この時点で私、恐怖で半泣き。
そして私の両肩を掴み一言
「大丈夫か!?」
こっちのセリフだ。
どこの世界に頭から流血しながら擦り傷+打撲の軽傷者を心配するアホがいるのか、と半泣きながら心の中でつっこんだ。
ビビりながらも事の経緯と怪我の状態を説明すると
「そうか…大丈夫か…」
と盛大なため息をつく兄。
そんな反応に戸惑ってたら、兄は事故った私よりも重傷と見なされすぐに看護婦さんに処置室に連れていかれた。

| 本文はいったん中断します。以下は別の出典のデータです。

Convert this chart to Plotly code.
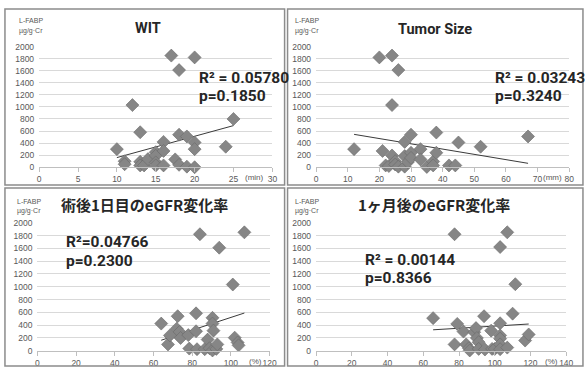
import plotly.graph_objects as go

W, H = 587, 374

# ---- data -------------------------------------------------------------
wit_x = [10, 11, 11, 12, 13, 13, 13, 13.5, 14, 15, 15, 15, 15, 16, 16, 16,
         17, 17.5, 18, 18, 18, 19, 19, 20, 20, 20, 20, 24, 25]
wit_y = [300, 100, 50, 1030, 580, 90, 30, 30, 135, 250, 190, 80, 30, 420, 270, 30,
         1850, 130, 1610, 540, 40, 510, 10, 1820, 410, 300, 0, 340, 800]
wit_trend_x = [10, 25]
wit_trend_y = [160, 690]

size_x = [12, 20, 21, 22, 23, 24, 24, 24, 25, 25, 26, 26, 28, 28, 28, 29, 30, 30, 30,
          33, 33, 35, 37, 37, 38, 38, 42, 44, 45, 52, 67]
size_y = [300, 1820, 270, 30, 20, 1850, 1030, 195, 100, 45, 1610, 10, 420, 185, 10, 85,
          540, 240, 155, 300, 130, 5, 95, 30, 575, 240, 30, 30, 410, 340, 510]
size_trend_x = [12, 67]
size_trend_y = [545, 65]

d1_x = [64, 67.5, 68.5, 72, 72.5, 73.5, 74, 78, 78.5, 82, 82, 82.5, 84, 86.5, 88, 89,
        90.5, 90.5, 91, 90.5, 92.5, 93, 94, 101, 102, 103.5, 104, 107]
d1_y = [425, 100, 240, 345, 540, 295, 200, 245, 35, 585, 305, 25, 1820, 25, 175, 40,
        515, 425, 315, 5, 30, 100, 1610, 1035, 205, 130, 85, 1850]
d1_trend_x = [64, 107]
d1_trend_y = [165, 590]

m1_x = [65.5, 77.5, 77.5, 79, 82.5, 84, 85.5, 86, 88.5, 89.5, 90, 91, 91, 94, 94.5,
        98, 98.5, 100, 103, 103, 103, 103, 103, 103, 107, 107, 110, 111.5, 117, 119]
m1_y = [510, 100, 1820, 420, 300, 100, 40, 5, 290, 355, 200, 135, 30, 540, 20,
        315, 30, 30, 1620, 430, 240, 190, 100, 25, 1850, 50, 580, 1040, 160, 255]
m1_trend_x = [65.5, 119]
m1_trend_y = [328, 418]

titles = ["WIT", "Tumor Size", "術後1日目のeGFR変化率", "1ヶ月後のeGFR変化率"]
stats_r2 = ["R² = 0.05780", "R² = 0.03243", "R²=0.04766", "R² = 0.00144"]
stats_p = ["p=0.1850", "p=0.3240", "p=0.2300", "p=0.8366"]
units = ["(min)", "(mm)", "(%)", "(%)"]
x_max = [30, 80, 120, 140]
x_step = [5, 10, 20, 20]
y_ticks = list(range(0, 2001, 200))

panels = [
    (wit_x, wit_y, wit_trend_x, wit_trend_y),
    (size_x, size_y, size_trend_x, size_trend_y),
    (d1_x, d1_y, d1_trend_x, d1_trend_y),
    (m1_x, m1_y, m1_trend_x, m1_trend_y),
]

# ---- layout geometry (pixels) ----------------------------------------
def px(x):
    return x / W

def py(y):
    return 1 - y / H

# plot area of each panel: left, right, top(2000), bottom(0)
areas = [
    (37.7, 274.6, 42.7, 166.7),
    (319.0, 576.0, 42.7, 166.7),
    (36.0, 271.7, 223.7, 355.3),
    (319.0, 573.0, 223.7, 355.3),
]
frames = [(3, 287, 4, 185), (290, 590, 4, 185), (3, 287, 188, 371), (290, 590, 188, 371)]
title_pos = [(148, 24), (440, 25), (145, 205), (439, 205)]
stat_pos = [(198, 75, 94), (499, 75, 94), (63, 244, 263), (367, 262, 281)]
label_pos = [(15, 16, 27), (296, 16, 27), (13, 202, 212), (296, 202, 212)]
unit_pos = [27.7, 74.6, 112.8, 131.6]

fig = go.Figure()
layout = dict(
    width=W, height=H, margin=dict(l=0, r=0, t=0, b=0),
    paper_bgcolor="white", plot_bgcolor="white", showlegend=False,
)
annotations, shapes = [], []
tick_font = dict(family="Liberation Sans, Arial, sans-serif", size=8.5, color="#595959")
unit_font = dict(family="Liberation Sans, Arial, sans-serif", size=8, color="#595959")

for i, ((xs, ys, tx, ty), (l, r, t, b)) in enumerate(zip(panels, areas)):
    n = "" if i == 0 else str(i + 1)
    xa, ya = "x" + n, "y" + n
    fig.add_trace(go.Scatter(
        x=tx, y=ty, xaxis=xa, yaxis=ya, mode="lines",
        line=dict(color="#3a3a3a", width=1), hoverinfo="skip"))
    fig.add_trace(go.Scatter(
        x=xs, y=ys, xaxis=xa, yaxis=ya, mode="markers", cliponaxis=False,
        marker=dict(symbol="diamond", size=10, color="#868686",
                    line=dict(color="#6a6a6a", width=0.6))))

    xt = list(range(0, x_max[i] + 1, x_step[i]))
    layout["xaxis" + n] = dict(
        domain=[px(l), px(r)], anchor=ya, range=[0, x_max[i]],
        tickvals=xt, ticktext=[str(v) for v in xt],
        showgrid=False, zeroline=False, showline=True, linecolor="#bfbfbf", linewidth=1,
        ticks="outside", ticklen=4, tickcolor="#bfbfbf", tickfont=tick_font,
        fixedrange=True)
    layout["yaxis" + n] = dict(
        domain=[py(b), py(t)], anchor=xa, range=[0, 2000],
        tickvals=y_ticks, ticktext=[str(v) for v in y_ticks],
        showgrid=True, gridcolor="#d9d9d9", gridwidth=1, zeroline=False,
        showline=False, ticks="", ticklabelstandoff=4, tickfont=tick_font,
        fixedrange=True)

    # panel frame
    x0, x1, y0, y1 = frames[i]
    shapes.append(dict(type="rect", xref="paper", yref="paper",
                       x0=px(x0), x1=px(x1), y0=py(y1), y1=py(y0),
                       line=dict(color="#8c8c8c", width=1.5)))

    # title
    tx_, ty_ = title_pos[i]
    cjk = i >= 2
    annotations.append(dict(
        x=px(tx_), y=py(ty_), xref="paper", yref="paper", showarrow=False,
        xanchor="center", yanchor="middle", text="<b>" + titles[i] + "</b>",
        font=dict(family="Noto Sans CJK JP" if cjk else "Roboto, sans-serif",
                  size=15 if cjk else 14.5, color="#262626")))

    # statistics
    sx, sy1, sy2 = stat_pos[i]
    for txt, yy in ((stats_r2[i], sy1), (stats_p[i], sy2)):
        annotations.append(dict(
            x=px(sx), y=py(yy), xref="paper", yref="paper", showarrow=False,
            xanchor="left", yanchor="middle", text="<b>" + txt + "</b>",
            font=dict(family="Roboto, sans-serif", size=15.5, color="#262626")))

    # y-axis caption
    lx, ly1, ly2 = label_pos[i]
    for txt, yy in (("L-FABP", ly1), ("µg/g·Cr", ly2)):
        annotations.append(dict(
            x=px(lx), y=py(yy), xref="paper", yref="paper", showarrow=False,
            xanchor="left", yanchor="middle", text=txt,
            font=dict(family="Liberation Sans, Arial, sans-serif", size=7, color="#595959")))

    # x-axis unit
    annotations.append(dict(
        x=unit_pos[i], y=0, xref=xa, yref=ya, showarrow=False,
        xanchor="center", yanchor="top", yshift=-4, text=units[i],
        font=unit_font))

layout["annotations"] = annotations
layout["shapes"] = shapes
fig.update_layout(**layout)
fig.write_html("out.html")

待合室で兄の友人が苦笑しながら話してくれた内容によると。

兄は友達5人と飲んでいたらしいのだが、兄は私が事故ったというメールを受けたとたん店を飛び出し友達(酒飲めない人だから飲酒運転にはならないよ)のバイクを強奪。
ノーヘルのまま大通りに飛び出た瞬間車に接触し転倒、頭を強打し流血。
慌てて追いかけてきた友達と車の運転手に「妹が事故ったんだ!!早く行かないといけないんだ!!」と怒鳴りながらまたバイクに跨がったらしい。
大の男5人がかりで慌てて取り押さえたが、暴れる暴れる。
(飲酒運転で捕まるから)バイクはやめてタクシーにしろ!!という友達の説得に渋々応じ、流血する頭をタオルで押さえながら病院へ来たそうだ。
「酔っぱらってたとは言え普段は静かなあいつがあんなに取り乱したのも初めて見たよ。しばらくは酒の席の話の種になるな」
と友達は笑っていた。

いつも無口な兄がそんなあんな風に取り乱していたのを私も初めて見た気がした。

それから私は多少なりとも兄と仲良くなっていった。
たまに買い物に付き合ってもらったり、以外にも甘いものが大好きでケーキとかシュークリームとかを買っていってあげると喜んだり、猫が好きだったり。
付き合っていくうちに今まで知らなかった兄の色んな面が見えてきて、すごく優しくて男らしい兄だと気付いた。
それと同時に、見た目で怖いと判断して敬遠していた自分が恥ずかしくなった。

ごめんなさい兄さん。
馬鹿な妹ですがこれからも仲良くしてね。

追記。
兄の頭の傷は5針縫うケガで、額左側の生え際に傷が残った。
「強面の迫力が増した」
とへこむ兄が何だか可愛かった。